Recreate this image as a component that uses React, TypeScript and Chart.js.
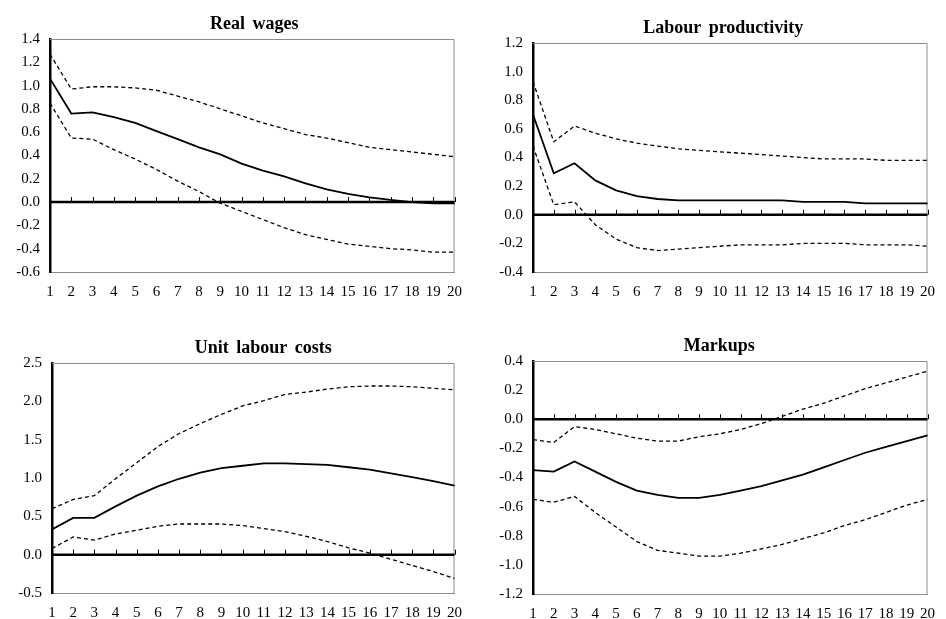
import React, { useEffect, useRef } from 'react';
import { Chart, registerables } from 'chart.js';

Chart.register(...registerables);

const periods = ['1','2','3','4','5','6','7','8','9','10','11','12','13','14','15','16','17','18','19','20'];

const realWagesMid = [1.06,0.76,0.77,0.73,0.68,0.61,0.54,0.47,0.41,0.33,0.27,0.22,0.16,0.11,0.07,0.04,0.02,0.00,-0.01,-0.01];
const realWagesUpper = [1.27,0.97,0.99,0.99,0.98,0.96,0.91,0.86,0.80,0.74,0.68,0.63,0.58,0.55,0.51,0.47,0.45,0.43,0.41,0.39];
const realWagesLower = [0.85,0.55,0.54,0.45,0.37,0.28,0.18,0.09,-0.01,-0.08,-0.15,-0.22,-0.28,-0.32,-0.36,-0.38,-0.40,-0.41,-0.43,-0.43];

const productivityMid = [0.70,0.29,0.36,0.24,0.17,0.13,0.11,0.10,0.10,0.10,0.10,0.10,0.10,0.09,0.09,0.09,0.08,0.08,0.08,0.08];
const productivityUpper = [0.93,0.51,0.62,0.57,0.53,0.50,0.48,0.46,0.45,0.44,0.43,0.42,0.41,0.40,0.39,0.39,0.39,0.38,0.38,0.38];
const productivityLower = [0.48,0.07,0.09,-0.07,-0.17,-0.23,-0.25,-0.24,-0.23,-0.22,-0.21,-0.21,-0.21,-0.20,-0.20,-0.20,-0.21,-0.21,-0.21,-0.22];

const ulcMid = [0.33,0.48,0.48,0.63,0.77,0.89,0.99,1.07,1.13,1.16,1.19,1.19,1.18,1.17,1.14,1.11,1.06,1.01,0.96,0.90];
const ulcUpper = [0.60,0.72,0.77,0.99,1.20,1.41,1.58,1.71,1.83,1.94,2.01,2.09,2.12,2.16,2.19,2.20,2.20,2.19,2.17,2.15];
const ulcLower = [0.08,0.23,0.19,0.27,0.32,0.37,0.40,0.40,0.40,0.38,0.34,0.30,0.24,0.17,0.09,0.02,-0.06,-0.14,-0.22,-0.31];

const markupsMid = [-0.35,-0.36,-0.29,-0.36,-0.43,-0.49,-0.52,-0.54,-0.54,-0.52,-0.49,-0.46,-0.42,-0.38,-0.33,-0.28,-0.23,-0.19,-0.15,-0.11];
const markupsUpper = [-0.14,-0.16,-0.05,-0.07,-0.10,-0.13,-0.15,-0.15,-0.12,-0.10,-0.07,-0.03,0.02,0.07,0.11,0.16,0.21,0.25,0.29,0.33];
const markupsLower = [-0.55,-0.57,-0.53,-0.64,-0.74,-0.84,-0.90,-0.92,-0.94,-0.94,-0.92,-0.89,-0.86,-0.82,-0.78,-0.73,-0.69,-0.64,-0.59,-0.55];

// y-axis ranges: [min, max, step]
const realWagesAxis = [-0.6, 1.4, 0.2];
const productivityAxis = [-0.4, 1.2, 0.2];
const ulcAxis = [-0.5, 2.5, 0.5];
const markupsAxis = [-1.2, 0.4, 0.2];

const FONT = "'Liberation Serif', 'Times New Roman', serif";
const Y_AXIS_W = 46;
const X_AXIS_H = 24;

const framePlugin = {
  id: 'frame',
  beforeDatasetsDraw(chart: any) {
    const { ctx, chartArea: a } = chart;
    ctx.save();
    ctx.strokeStyle = '#8c8c8c';
    ctx.lineWidth = 1;
    ctx.beginPath();
    ctx.moveTo(a.left, a.top + 0.5);
    ctx.lineTo(a.right - 0.5, a.top + 0.5);
    ctx.lineTo(a.right - 0.5, a.bottom);
    ctx.stroke();
    ctx.restore();
  },
  afterDatasetsDraw(chart: any) {
    const { ctx, chartArea: a, scales } = chart;
    const y0 = scales.y.getPixelForValue(0);
    ctx.save();
    ctx.strokeStyle = '#000';
    ctx.lineWidth = 2.5;
    ctx.beginPath();
    ctx.moveTo(a.left, y0);
    ctx.lineTo(a.right, y0);
    ctx.stroke();
    ctx.lineWidth = 1;
    ctx.beginPath();
    const n = scales.x.ticks.length;
    for (let i = 1; i < n; i++) {
      const x = Math.round(scales.x.getPixelForTick(i)) + 0.5;
      ctx.moveTo(x, y0);
      ctx.lineTo(x, y0 - 5);
    }
    ctx.stroke();
    ctx.restore();
  },
  afterDraw(chart: any) {
    const opts = chart.options.plugins.panelTitle;
    if (!opts) return;
    const { ctx, chartArea: a } = chart;
    ctx.save();
    ctx.font = `bold 18px ${FONT}`;
    ctx.fillStyle = '#000';
    ctx.textAlign = 'center';
    ctx.textBaseline = 'alphabetic';
    try { (ctx as any).wordSpacing = '3px'; } catch (e) {}
    ctx.fillText(opts.text, (a.left + a.right) / 2 + opts.dx, a.top - 10);
    ctx.restore();
  },
};

type PanelProps = {
  title: string;
  titleDx: number;
  mid: number[];
  upper: number[];
  lower: number[];
  axis: number[];
  box: { x: number; y: number; w: number; h: number };
  plot: { l: number; t: number; r: number; b: number };
};

function Panel({ title, titleDx, mid, upper, lower, axis, box, plot }: PanelProps) {
  const ref = useRef<HTMLCanvasElement | null>(null);
  useEffect(() => {
    if (!ref.current) return;
    const dashed = {
      borderColor: '#000',
      borderWidth: 1.3,
      borderDash: [4, 3],
      pointRadius: 0,
      fill: false,
      tension: 0,
    };
    const chart = new Chart(ref.current, {
      type: 'line',
      data: {
        labels: periods,
        datasets: [
          { ...dashed, label: 'upper', data: upper },
          { ...dashed, label: 'lower', data: lower },
          { label: 'mid', data: mid, borderColor: '#000', borderWidth: 1.8, pointRadius: 0, fill: false, tension: 0 },
        ],
      },
      options: {
        animation: false,
        responsive: false,
        maintainAspectRatio: false,
        devicePixelRatio: 1,
        events: [],
        layout: {
          padding: {
            left: plot.l - box.x - Y_AXIS_W,
            right: box.x + box.w - plot.r,
            top: plot.t - box.y,
            bottom: box.y + box.h - plot.b - X_AXIS_H,
          },
        },
        plugins: {
          legend: { display: false },
          tooltip: { enabled: false },
          title: { display: false },
          panelTitle: { text: title, dx: titleDx },
        } as any,
        scales: {
          x: {
            type: 'category',
            offset: false,
            grid: { display: false, drawTicks: false },
            border: { display: true, color: '#8c8c8c', width: 1 },
            ticks: {
              autoSkip: false,
              maxRotation: 0,
              padding: 11,
              color: '#000',
              font: { family: FONT, size: 15 },
            },
            afterFit: (s: any) => { s.height = X_AXIS_H; },
          },
          y: {
            min: axis[0],
            max: axis[1],
            grid: { display: false, drawTicks: false },
            border: { display: true, color: '#000', width: 2.5 },
            ticks: {
              stepSize: axis[2],
              padding: 10,
              color: '#000',
              font: { family: FONT, size: 15 },
              callback: (v: any) => Number(v).toFixed(1),
            },
            afterFit: (s: any) => { s.width = Y_AXIS_W; },
          },
        },
      },
      plugins: [framePlugin],
    });
    return () => chart.destroy();
  }, []);
  return (
    <div style={{ position: 'absolute', left: box.x, top: box.y, width: box.w, height: box.h }}>
      <canvas ref={ref} width={box.w} height={box.h} style={{ display: 'block' }} />
    </div>
  );
}

export default function App() {
  return (
    <div style={{ position: 'absolute', left: 0, top: 0, width: 946, height: 619, background: '#fff', overflow: 'hidden' }}>
      <Panel title="Real wages" titleDx={2} mid={realWagesMid} upper={realWagesUpper} lower={realWagesLower}
        axis={realWagesAxis} box={{ x: 0, y: 0, w: 473, h: 310 }} plot={{ l: 50, t: 39, r: 455, b: 272 }} />
      <Panel title="Labour productivity" titleDx={-7} mid={productivityMid} upper={productivityUpper} lower={productivityLower}
        axis={productivityAxis} box={{ x: 473, y: 0, w: 473, h: 310 }} plot={{ l: 533, t: 43, r: 939, b: 272 }} />
      <Panel title="Unit labour costs" titleDx={10} mid={ulcMid} upper={ulcUpper} lower={ulcLower}
        axis={ulcAxis} box={{ x: 0, y: 309, w: 473, h: 310 }} plot={{ l: 52, t: 363, r: 460, b: 593 }} />
      <Panel title="Markups" titleDx={-11} mid={markupsMid} upper={markupsUpper} lower={markupsLower}
        axis={markupsAxis} box={{ x: 473, y: 309, w: 473, h: 310 }} plot={{ l: 533, t: 361, r: 938, b: 594 }} />
    </div>
  );
}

______

▶ _What you have to do_
Select every line above that contains the word "React", and copy it.

▶ _Finished answer_
Recreate this image as a component that uses React, TypeScript and Chart.js.
import React, { useEffect, useRef } from 'react';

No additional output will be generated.